Aku tak ingin hanya memikirkan diriku sendiri. Bisa kau bayangkan hidup dalam hasutan hati jauh lebih rumit dari apa yang ku bayangkan. Beberapa musim yang lalu, aku bertemu seseorang. Aku merasa seolah mendapatkan kado indah dari Dewa surga. Aku menikmatinya, kado itu. Kado yang seolah menjadi pelipurku, semangatku, menolongku dan begitu menyayangiku bagaikan aku anak anjing lucu yang selalu dilindungi. Kado itu selalu ada untukku dan setiap hari dia tak henti-henti mengatakan jika dia mencintaiku bahkan tatapan matanya sangat tulus.
Mengalir, layaknya sungai yang jernih menyapu setiap lembaran daun di musim gugur. Dedaunan itu terbawa arus, membentur setiap bebatuan tajam hingga membuat permukaannya robek, tulang daunnya tak sempurna.

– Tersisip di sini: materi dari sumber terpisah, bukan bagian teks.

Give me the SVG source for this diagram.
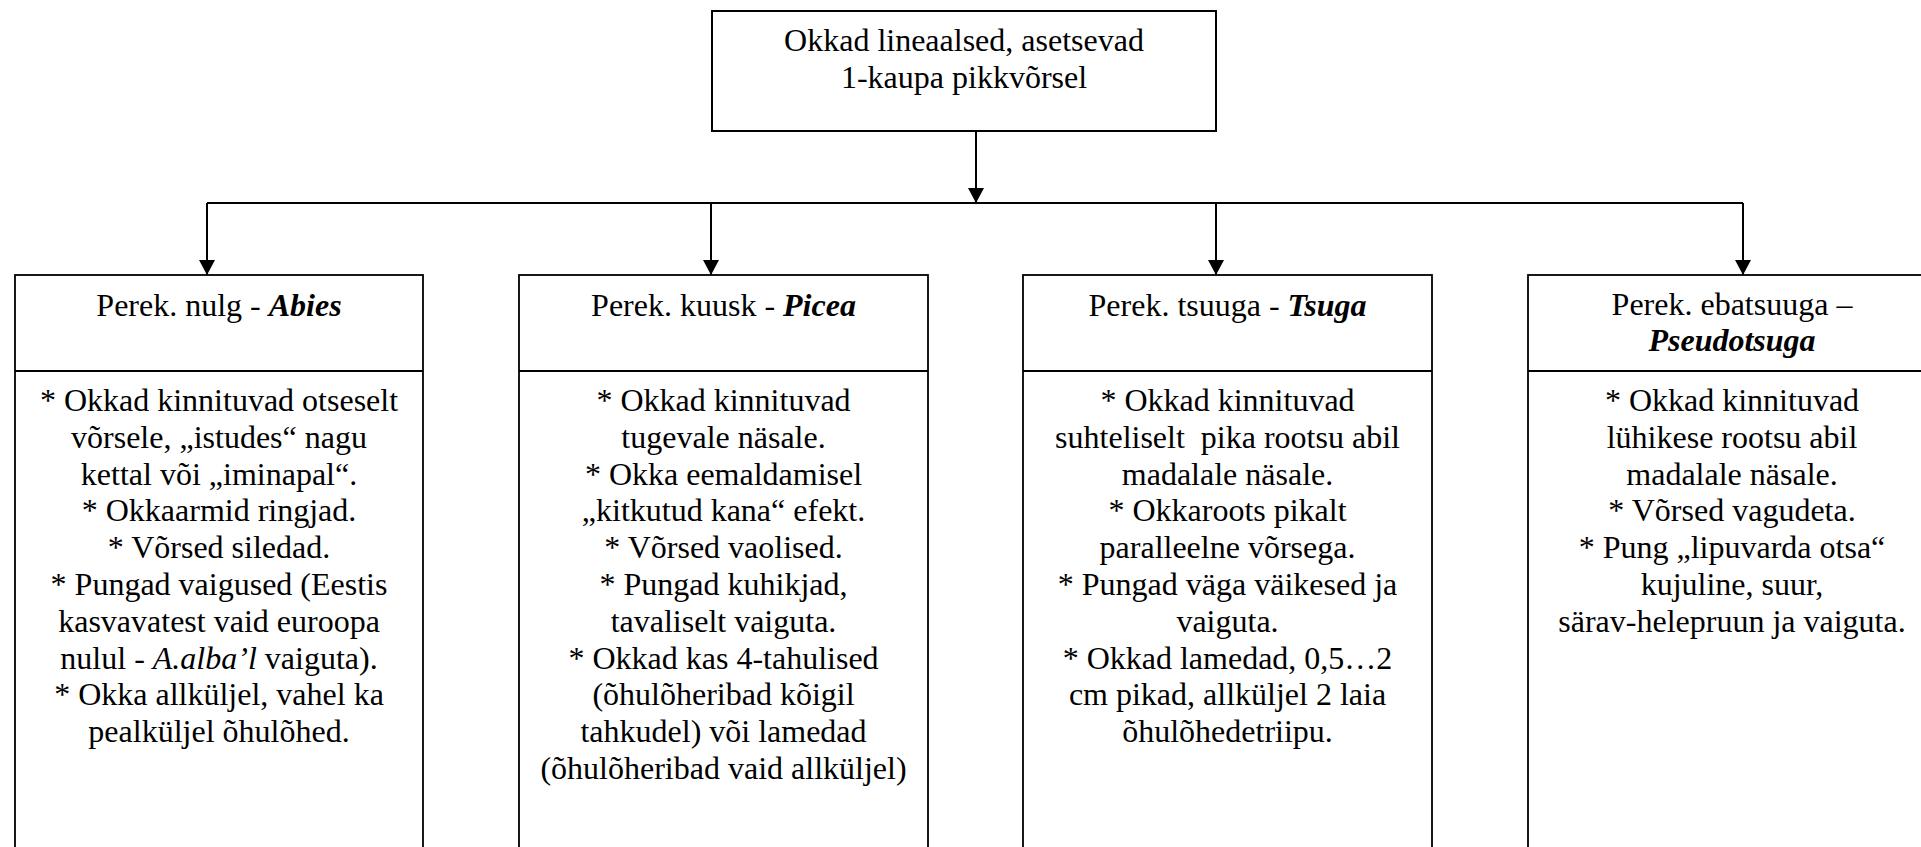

Namun ia tetap memaksakan untuk mengikuti irama sungai kemanapun sungai itu bermuara nantinya. Ia tak punya pilihan lain, karena ia tak mampu berenang melawan arus. Bukan sungainya yang salah, juga bukan dedaunannya, apalagi angin yang menerbangkannya atau pohonnya yang tumbuh di tepi sungai yang jernih itu. Hanya saja keadaannya begitu menyulitkan hingga salah satu diantaranya harus berkorban.
Mungkin seperti itulah gambarannya. Aku dan kado yang kuterima itu. Aku berharap pada awalnya, semoga aku dan kadoku akan berakhir dengan kisah indah yang “happy ever after” layaknya animasi disney, namun ironisnya kisah nyata jauh berbanding terbalik dengan kisah fiksi. Aku sama sekali tak bisa begitu menyayangi kado yang ku terima, aku telah mencampakkannya. Kau tahu kenapa?
Aku menemukan sebuah harta karun dengan peti yang terbuat dari kawat namun isinya begitu berharga. Harta karun yang kutemukan begitu istimewa untukku. Tiap waktu yang dulu kuhabiskan bersama kadoku kini berubah. Aku kini hanya memandangi harta karun itu hingga lupa bagaimana perasaan kadoku jika dia mengetahui hatiku tak lagi bersamanya.

Mungkin orang lain yang mengetahui hal ini akan menganggapku sebagai penghianat, mereka akan menghakimiku layaknya narapidana yang seharusnya dieksekusi mati. Mereka mungkin akan membeciku dan segala hal yang berkaitan dengan bagaimana aku mencampakkan kado pemberian itu. Namun, tak pernahkah mereka ingin tahu rasanya berada di posisi rumit ini? jika mereka adalah aku, bisakah mereka lari sambil memikirkan bagaimana sulitnya terbebas dari hasutan hati yang menghantuimu siang dan malam. Mimpi buruk ini juga bukan keinginanku. Aku rapuh. Aku ingin bebas. Aku bahkan ingin melepaskan semuanya termasuk kado pemberian itu dan harta karun istimewa yang kutemukan. Hal yang menyayangiku dan hal yang kusayangi, keduanya sangat berharga untukku. Percayalah, aku hanya lelah berpura-pura menikmati aliran sungai ini. Sekarang biarkanlah aku menepi walaupun untuk sementara waktu. Jika aku mampu, mungkin aku akan kembali.